Investors have started to doubt tech companies as their stocks continue to scale new heights. Bets against tech have risen 40% so far this year (tweet this) – maybe all good things do come to an end.
What does this mean?
To bet against a company (a.k.a. “short” its stock), investors borrow shares from an existing shareholder (usually for a fee) and sell them in the market, hoping to buy them back at a lower price. The rise in so-called FAANG stocks – Facebook, Amazon, Apple, Netflix, Google (owned by Alphabet) – has been extreme, driving half of the rally in the Nasdaq stock index this year. However, investors are starting to turn their backs on the Famous Five. They’ve shorted a gargantuan $37 billion of tech stocks, with Amazon making up $10 billion of this alone.
Why should I care?
For markets: Is it gonna go pop?
Some investors are worried about a dotcom-style tech bubble, like the one from the early 2000s. Although industries like retail are investing in tech (causing tech companies’ profits to keep growing), investors’ fears have been stoked by recent data privacy concerns (hi, Facebook) and fines from the European Union (yo, Google). In general, tech companies are still investing buckets of cash into dominating online – and offline, too (not all purchases happen on the web) – meaning profits are still relatively small. Or, in the case of some big Chinese tech companies, shrinking.
For you, personally: Investing’s risky business.

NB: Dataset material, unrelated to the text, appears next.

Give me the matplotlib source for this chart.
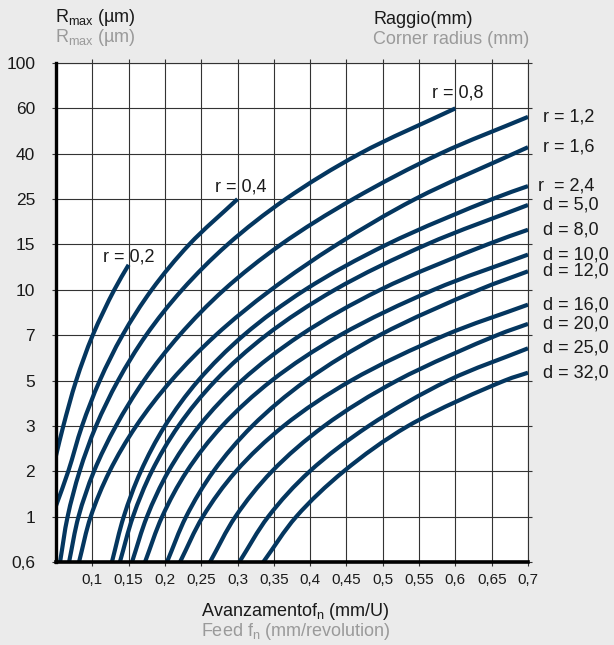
import numpy as np
import matplotlib
matplotlib.use("Agg")
import matplotlib.pyplot as plt
from matplotlib.path import Path
from matplotlib.patches import PathPatch
from matplotlib.ticker import FixedLocator, FixedFormatter, NullLocator

plt.rcParams["font.family"] = ["Liberation Sans", "DejaVu Sans"]
plt.rcParams["mathtext.fontset"] = "custom"
plt.rcParams["mathtext.rm"] = "Liberation Sans"
plt.rcParams["mathtext.it"] = "Liberation Sans:italic"

# Rmax axis: the labels are drawn evenly spaced in the original chart
rmax_ticks = [0.6, 1, 2, 3, 5, 7, 10, 15, 25, 40, 60, 100]
rmax_tick_labels = ["0,6", "1", "2", "3", "5", "7", "10", "15", "25", "40", "60", "100"]
feed_ticks = [0.1, 0.15, 0.2, 0.25, 0.3, 0.35, 0.4, 0.45, 0.5, 0.55, 0.6, 0.65, 0.7]
feed_tick_labels = ["0,1", "0,15", "0,2", "0,25", "0,3", "0,35", "0,4",
                    "0,45", "0,5", "0,55", "0,6", "0,65", "0,7"]

curve_labels = ["r = 0,2", "r = 0,4", "r = 0,8", "r = 1,2", "r = 1,6", "r  = 2,4",
                "d = 5,0", "d = 8,0", "d = 10,0", "d = 12,0", "d = 16,0",
                "d = 20,0", "d = 25,0", "d = 32,0"]

# feed (mm/U) where each curve crosses the Rmax grid lines, plus its end point
curve_feed = [
    [0.05, 0.0601, 0.0778, 0.1006, 0.1303, 0.15],
    [0.05, 0.0669, 0.0859, 0.1103, 0.1416, 0.1818, 0.2335, 0.30],
    [0.0556, 0.066, 0.0825, 0.1052, 0.1355, 0.1741, 0.2237, 0.2864, 0.3663, 0.4682, 0.60],
    [0.068, 0.081, 0.1023, 0.1326, 0.1712, 0.2201, 0.2814, 0.3599, 0.4591, 0.5789, 0.70],
    [0.0817, 0.0978, 0.1238, 0.1605, 0.2088, 0.2700, 0.3461, 0.4371, 0.5445, 0.70],
    [0.127, 0.1433, 0.1668, 0.2, 0.2459, 0.3085, 0.393, 0.5057, 0.6508, 0.70],
    [0.138, 0.156, 0.1819, 0.2187, 0.2697, 0.3395, 0.4339, 0.5604, 0.70],
    [0.1547, 0.1753, 0.2049, 0.2471, 0.3059, 0.3867, 0.4965, 0.6441, 0.70],
    [0.1726, 0.1962, 0.2302, 0.2789, 0.3471, 0.4413, 0.57, 0.70],
    [0.2029, 0.2292, 0.2669, 0.3204, 0.3945, 0.4957, 0.6324, 0.70],
    [0.2208, 0.2522, 0.2979, 0.3636, 0.4564, 0.5857, 0.70],
    [0.2621, 0.2971, 0.3475, 0.4195, 0.5197, 0.6574, 0.70],
    [0.3025, 0.3423, 0.3995, 0.4808, 0.59, 0.70],
    [0.3355, 0.3809, 0.4463, 0.535, 0.668, 0.70],
]
curve_rmax = [
    [2.3, 3, 5, 7, 10, 12.5],
    [1.18, 2, 3, 5, 7, 10, 15, 25],
    [0.6, 1, 2, 3, 5, 7, 10, 15, 25, 40, 60],
    [0.6, 1, 2, 3, 5, 7, 10, 15, 25, 40, 55.6],
    [0.6, 1, 2, 3, 5, 7, 10, 15, 25, 42.4],
    [0.6, 1, 2, 3, 5, 7, 10, 15, 25, 28.6],
    [0.6, 1, 2, 3, 5, 7, 10, 15, 23.4],
    [0.6, 1, 2, 3, 5, 7, 10, 15, 17.7],
    [0.6, 1, 2, 3, 5, 7, 10, 13.7],
    [0.6, 1, 2, 3, 5, 7, 10, 11.8],
    [0.6, 1, 2, 3, 5, 7, 8.9],
    [0.6, 1, 2, 3, 5, 7, 7.65],
    [0.6, 1, 2, 3, 5, 6.35],
    [0.6, 1, 2, 3, 5, 5.3],
]

# label offsets in points (labels above the short curves, right of the others)
label_offsets = {"r = 0,2": (0, 6), "r = 0,4": (2, 9), "r = 0,8": (2, 11), "r  = 2,4": (7, 0)}

NAVY = "#04365f"
GREY = "#9a9a9a"
INK = "#1a1a1a"

# piecewise-log scale through the tick values, extended linearly at both ends
log_ticks = np.log(rmax_ticks)
steps = np.arange(len(rmax_ticks), dtype=float)
log_ext = np.concatenate([[log_ticks[0] - 5 * (log_ticks[1] - log_ticks[0])], log_ticks,
                          [log_ticks[-1] + 5 * (log_ticks[-1] - log_ticks[-2])]])
steps_ext = np.concatenate([[-5.0], steps, [steps[-1] + 5]])


def rmax_forward(v):
    v = np.clip(np.asarray(v, dtype=float), 1e-9, None)
    return np.interp(np.log(v), log_ext, steps_ext)


def rmax_inverse(p):
    return np.exp(np.interp(np.asarray(p, dtype=float), steps_ext, log_ext))


def smooth_curve(fx, ry, sx, sy):
    # centripetal Catmull-Rom through the read points, built in scaled space
    pts = np.column_stack([np.asarray(fx, dtype=float) * sx, rmax_forward(ry) * sy])
    ext = np.vstack([2 * pts[0] - pts[1], pts, 2 * pts[-1] - pts[-2]])
    verts = [pts[0]]
    codes = [Path.MOVETO]
    for i in range(len(pts) - 1):
        p0, p1, p2, p3 = ext[i], ext[i + 1], ext[i + 2], ext[i + 3]
        d1 = np.hypot(*(p1 - p0)) ** 0.5
        d2 = np.hypot(*(p2 - p1)) ** 0.5
        d3 = np.hypot(*(p3 - p2)) ** 0.5
        b1 = (d1 ** 2 * p2 - d2 ** 2 * p0 + (2 * d1 ** 2 + 3 * d1 * d2 + d2 ** 2) * p1) / (3 * d1 * (d1 + d2))
        b2 = (d3 ** 2 * p1 - d2 ** 2 * p3 + (2 * d3 ** 2 + 3 * d3 * d2 + d2 ** 2) * p2) / (3 * d3 * (d3 + d2))
        verts += [b1, b2, p2]
        codes += [Path.CURVE4] * 3
    verts = np.array(verts)
    verts[:, 0] /= sx
    verts[:, 1] = rmax_inverse(verts[:, 1] / sy)
    return Path(verts, codes)


fig = plt.figure(figsize=(6.14, 6.45), dpi=100)
fig.patch.set_facecolor("#ebebeb")
W, H = 614, 645
ax = fig.add_axes([56 / W, (H - 562) / H, 472 / W, 499 / H])
ax.set_facecolor("white")

ax.set_yscale("function", functions=(rmax_forward, rmax_inverse))
ax.set_xlim(0.05, 0.7)
ax.set_ylim(0.6, 100)

ax.yaxis.set_major_locator(FixedLocator(rmax_ticks))
ax.yaxis.set_major_formatter(FixedFormatter(rmax_tick_labels))
ax.yaxis.set_minor_locator(NullLocator())
ax.xaxis.set_major_locator(FixedLocator(feed_ticks))
ax.xaxis.set_major_formatter(FixedFormatter(feed_tick_labels))
ax.xaxis.set_minor_locator(NullLocator())

ax.grid(True, color="#333333", linewidth=0.8)
ax.set_axisbelow(True)

# pixels per unit, only used to weight the smoothing
px_per_feed = 472 / (0.7 - 0.05)
px_per_step = 499 / (len(rmax_ticks) - 1)

for lab, fx, ry in zip(curve_labels, curve_feed, curve_rmax):
    ax.add_patch(PathPatch(smooth_curve(fx, ry, px_per_feed, px_per_step),
                           facecolor="none", edgecolor=NAVY, linewidth=3.0,
                           capstyle="butt", joinstyle="round", zorder=3))
    if fx[-1] < 0.69:
        ax.annotate(lab, (fx[-1], ry[-1]), xytext=label_offsets.get(lab, (0, 8)),
                    textcoords="offset points", ha="center", va="center",
                    fontsize=13, color=INK, zorder=4)
    else:
        ax.annotate(lab, (fx[-1], ry[-1]), xytext=label_offsets.get(lab, (11, 0)),
                    textcoords="offset points", ha="left", va="center",
                    fontsize=13, color=INK, annotation_clip=False)

for side in ["top", "right"]:
    ax.spines[side].set_linewidth(0.8)
    ax.spines[side].set_color("#333333")
ax.spines["left"].set_linewidth(2.4)
ax.spines["bottom"].set_linewidth(2.6)
for side in ["left", "bottom"]:
    ax.spines[side].set_color("black")
    ax.spines[side].set_zorder(5)

ax.tick_params(axis="both", direction="out", length=3, width=0.8, color="#333333",
               top=True, right=True, labeltop=False, labelright=False)
ax.tick_params(axis="y", pad=12, labelsize=12.5, labelcolor=INK)
ax.tick_params(axis="x", pad=5, labelsize=11, labelcolor=INK)

fig.text(55 / W, 1 - 18 / H, r"R$_{\rm max}$ (µm)", fontsize=13, color=INK, va="center")
fig.text(55 / W, 1 - 38 / H, r"R$_{\rm max}$ (µm)", fontsize=13, color=GREY, va="center")
fig.text(373 / W, 1 - 19 / H, "Raggio(mm)", fontsize=13, color=INK, va="center")
fig.text(373 / W, 1 - 40 / H, "Corner radius (mm)", fontsize=13, color=GREY, va="center")
fig.text(201 / W, 1 - 611 / H, r"Avanzamentof$_{\rm n}$ (mm/U)", fontsize=13,
         color=INK, va="center")
fig.text(201 / W, 1 - 632 / H, r"Feed f$_{\rm n}$ (mm/revolution)", fontsize=13,
         color=GREY, va="center")

fig.savefig("out.png", dpi=100, facecolor=fig.get_facecolor())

Shares in Swiss investment management firm GAM are down 45% this year – and they’re still being shorted. One of its managers was suspended for poor record keeping, which may have given some investors the willies – leading them to withdraw cash from the company (GAM gets paid a percentage on money it manages, so less money means less revenue). If you’re thinking of investing, make sure you research the asset and the manager you work with – otherwise things could all go Pete Tong.